Providing optimal care for mental health service users

Research carried out by the University of Huddersfield and partners is helping to ensure that mental health service users receive the optimal outcomes from the medication they are prescribed. The research focuses on three key areas: skills and knowledge acquisition for mental health nurses, safety and the implementation of best practice.

An example of this approach is the administration of medicines. Mental health nurses (MHNs) have to deal with complex issues including the interaction of one drug with another, the existing physical health of the service user and managing any possible adverse reactions to medicines. The outcomes of this research aim to provide MHNs with the necessary skills and knowledge to provide optimal care.
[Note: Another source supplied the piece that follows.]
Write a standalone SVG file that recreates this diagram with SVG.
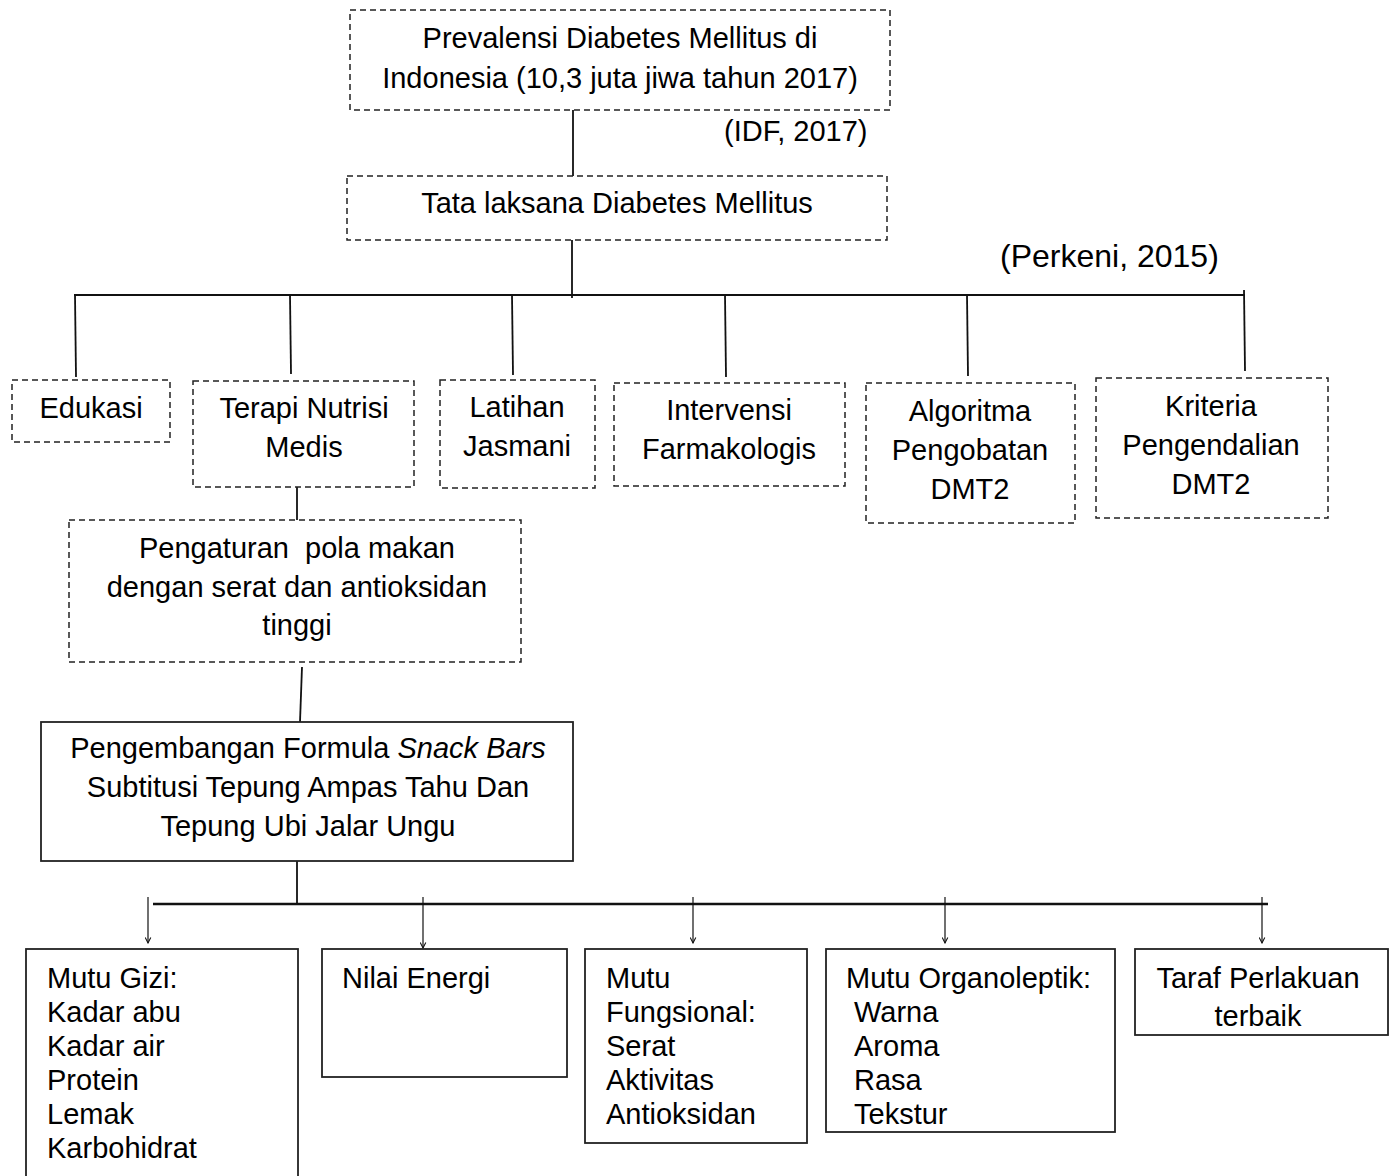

The Medicines with Respect Project

In partnership with the South West Yorkshire NHS Trust, the University of Huddersfield has further developed a guide to best practice for use by mental health nurses locally. The Medicines with Respect Project addressed the crucial role that the administration of medicines has on the wellbeing of service users. This competency framework assesses the MHNs’ performance when administering drugs in terms of their knowledge, skill and involvement of the service user. Focus groups held with nurses revealed that the competency framework was well received and prompted further suggestions for improvement, including the rigorous assessment of nurses administering medicines.

Holistic approach

Future research developed in partnership with Swansea University will look at the prevention of adverse drug reactions for service users who are prescribed medication. Nurses are encouraged to take a holistic approach to mental and physical health, considering the therapeutic outcomes and managing the risks.

Brand manager medication image

A balancing act

It is recognised that the outcomes of this research need to be manageable in the day to day working practices of mental health nurses. Lack of resources in the NHS is a topical issue and any additional demands need to be adapted to help both the nurses and the service users.


Future research implementation will continue to look at working across contexts in primary and secondary healthcare and networking with a wide range of stakeholders including nursing and pharmacy colleagues with an increased emphasis on the involvement of service users. Involving service users will help to find out more about their experiences and how they feel about the potential risks and benefits of the medication available.